- [Data block]:
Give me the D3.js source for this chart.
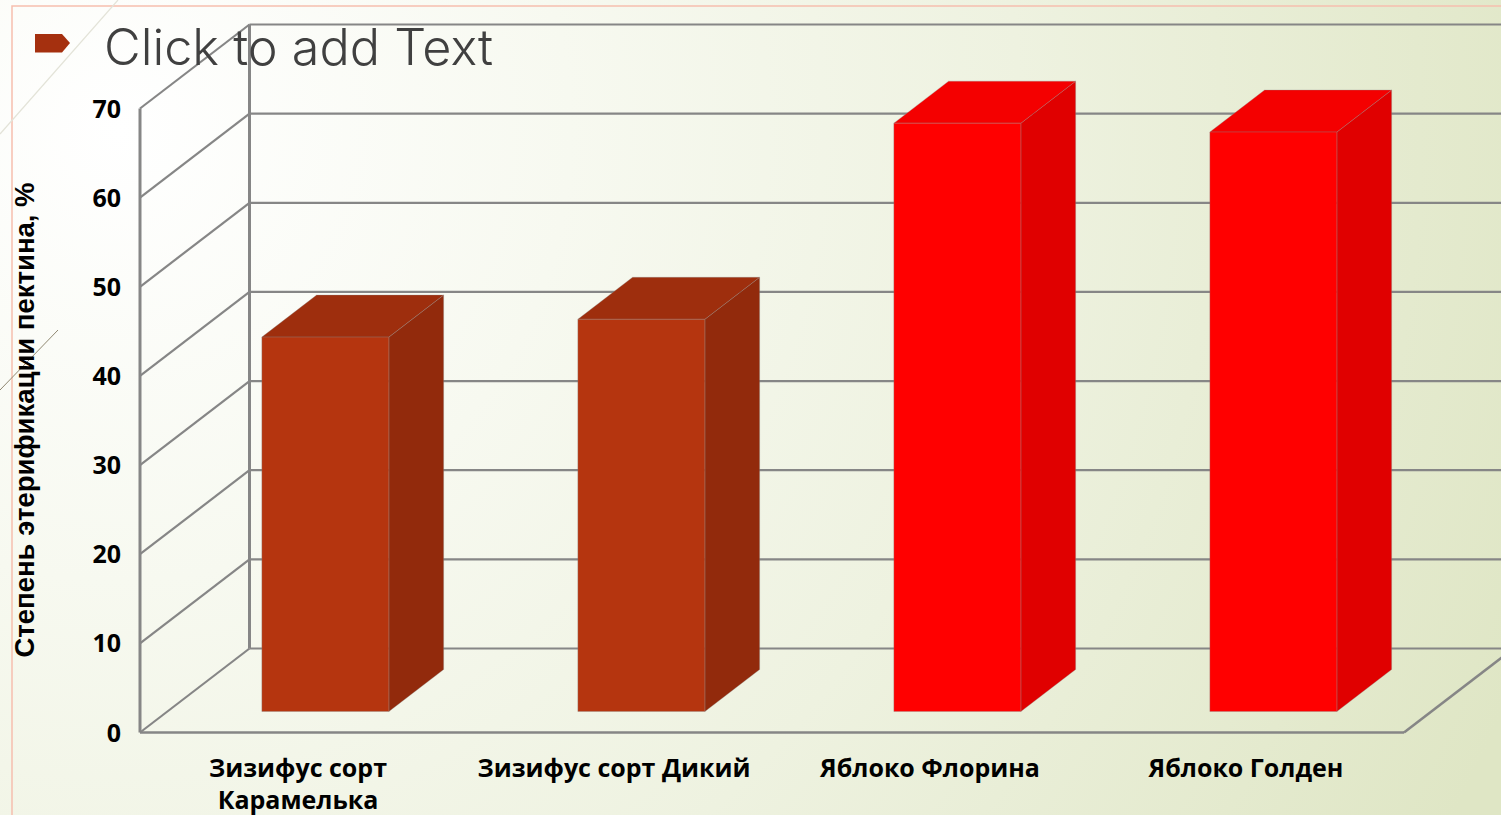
<!DOCTYPE html>
<html lang="ru">
<head>
<meta charset="utf-8">
<script src="https://cdnjs.cloudflare.com/ajax/libs/d3/7.9.0/d3.min.js"></script>
<style>
html,body{margin:0;padding:0;background:#fff;overflow:hidden}
svg{display:block}
</style>
</head>
<body>
<svg id="chart" width="1501" height="815"></svg>
<script>
const categories = ["Зизифус сорт Карамелька", "Зизифус сорт Дикий", "Яблоко Флорина", "Яблоко Голден"];
const values = [42, 44, 66, 65];
const frontColors = ["#b5350f", "#b5350f", "#ff0000", "#ff0000"];
const sideColors = ["#922a0c", "#922a0c", "#e00000", "#e00000"];
const topColors = ["#9e2e0d", "#9e2e0d", "#f40000", "#f40000"];
const yTicks = [0, 10, 20, 30, 40, 50, 60, 70];
const yTitle = "Степень этерификации пектина, %";
const placeholder = "Click to add Text";
const xLines = [["Зизифус сорт", "Карамелька"], ["Зизифус сорт Дикий"], ["Яблоко Флорина"], ["Яблоко Голден"]];

const W = 1501, H = 815;
const svg = d3.select("#chart");
const depth = {dx: 109.5, dy: -84};
const barDepth = 0.5, barOffset = 0.25;
const sans = '"Open Sans","Noto Sans",sans-serif';

const y = d3.scaleLinear().domain([0, 70]).range([732.5, 108.5]);
const x = d3.scaleBand().domain(categories).range([140, 1404]).paddingInner(0.598).paddingOuter(0.299);

// background
const defs = svg.append("defs");
const bg = defs.append("radialGradient").attr("id", "bg").attr("gradientUnits", "userSpaceOnUse")
  .attr("cx", 120).attr("cy", 130).attr("r", 1500);
[[0, "#ffffff"], [0.3, "#f7f9f0"], [0.6, "#eef2e0"], [1, "#dfe6c5"]]
  .forEach(([o, c]) => bg.append("stop").attr("offset", o).attr("stop-color", c));
svg.append("rect").attr("width", W).attr("height", H).attr("fill", "url(#bg)");

// slide decoration
const deco = svg.append("g").attr("fill", "none");
deco.append("path").attr("d", "M12 815V6H1501").attr("stroke", "#f6bfae").attr("stroke-width", 1.5);
deco.append("line").attr("x1", 118).attr("y1", 0).attr("x2", 0).attr("y2", 134).attr("stroke", "#e3e3d8").attr("stroke-width", 1.2);
deco.append("line").attr("x1", 58).attr("y1", 330).attr("x2", 0).attr("y2", 390).attr("stroke", "#8f8770").attr("stroke-width", 1);

svg.append("path").attr("d", "M35 34H62L70 43L62 52.5H35Z").attr("fill", "#a5300f");

// grid
const grid = svg.append("g").attr("fill", "none").attr("stroke", "#868686");
yTicks.forEach(t => {
  const yy = y(t);
  grid.append("line").attr("x1", x.range()[0]).attr("y1", yy)
    .attr("x2", x.range()[0] + depth.dx).attr("y2", yy + depth.dy).attr("stroke-width", 2.2);
  grid.append("line").attr("x1", x.range()[0] + depth.dx).attr("y1", yy + depth.dy)
    .attr("x2", x.range()[1] + depth.dx).attr("y2", yy + depth.dy).attr("stroke-width", 2.2);
});
grid.append("line").attr("x1", x.range()[0]).attr("y1", y(0)).attr("x2", x.range()[0]).attr("y2", y(70)).attr("stroke-width", 3);
grid.append("line").attr("x1", x.range()[0] + depth.dx).attr("y1", y(0) + depth.dy).attr("x2", x.range()[0] + depth.dx).attr("y2", y(70) + depth.dy).attr("stroke-width", 3);
grid.append("line").attr("x1", x.range()[0]).attr("y1", y(0)).attr("x2", x.range()[1]).attr("y2", y(0)).attr("stroke-width", 2.6);
grid.append("line").attr("x1", x.range()[1]).attr("y1", y(0)).attr("x2", x.range()[1] + depth.dx).attr("y2", y(0) + depth.dy).attr("stroke-width", 2.6);

// placeholder text over the plot
svg.append("text").attr("x", 104).attr("y", 65).style("font-family", '"Inter",sans-serif').attr("font-size", 50).attr("font-weight", 300)
  .attr("fill", "#404040").attr("textLength", 389).attr("lengthAdjust", "spacingAndGlyphs").text(placeholder);

// 3D bars
const bars = svg.append("g").selectAll("g").data(categories).join("g");
const ox = barOffset * depth.dx, oy = barOffset * depth.dy;
const bx = barDepth * depth.dx, by = barDepth * depth.dy;
function face(sel, pts, fill) {
  sel.append("path").attr("d", d3.line()(pts) + "Z").attr("fill", fill)
    .attr("stroke", "#8a8a8a").attr("stroke-width", 0.8).attr("stroke-opacity", 0.4).attr("stroke-linejoin", "round");
}
bars.each(function (c, i) {
  const g = d3.select(this);
  const l = x(c) + ox, r = l + x.bandwidth();
  const b = y(0) + oy, t = y(values[i]) + oy;
  face(g, [[r, b], [r + bx, b + by], [r + bx, t + by], [r, t]], sideColors[i]);
  face(g, [[l, t], [l + bx, t + by], [r + bx, t + by], [r, t]], topColors[i]);
  face(g, [[l, b], [l, t], [r, t], [r, b]], frontColors[i]);
});

// y axis labels
const axisY = svg.append("g").attr("transform", `translate(${x.range()[0]},0)`)
  .call(d3.axisLeft(y).tickValues(yTicks).tickSize(0).tickPadding(19));
axisY.select(".domain").remove();
axisY.selectAll("text").style("font-family", sans).attr("font-size", 25).attr("font-weight", 700).attr("fill", "#000").attr("dy", "0.34em");

// x labels
const labels = svg.append("g").selectAll("text").data(categories).join("text")
  .style("font-family", sans).attr("text-anchor", "middle").attr("font-size", 25).attr("font-weight", 700).attr("fill", "#000");
labels.each(function (c, i) {
  const cx = x(c) + x.bandwidth() / 2;
  xLines[i].forEach((s, k) => d3.select(this).append("tspan").attr("x", cx).attr("y", 777 + k * 32).text(s));
});

// y title
svg.append("text").attr("transform", "translate(34,420) rotate(-90)").attr("text-anchor", "middle")
  .style("font-family", '"Liberation Sans",Arial,sans-serif').attr("font-size", 27.5).attr("font-weight", 700).attr("fill", "#000").text(yTitle);
</script>
</body>
</html>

- [Work instructions]: Find each line holding the word "this" and copy it.

- [Result]:
Give me the D3.js source for this chart.
  const g = d3.select(this);
  xLines[i].forEach((s, k) => d3.select(this).append("tspan").attr("x", cx).attr("y", 777 + k * 32).text(s));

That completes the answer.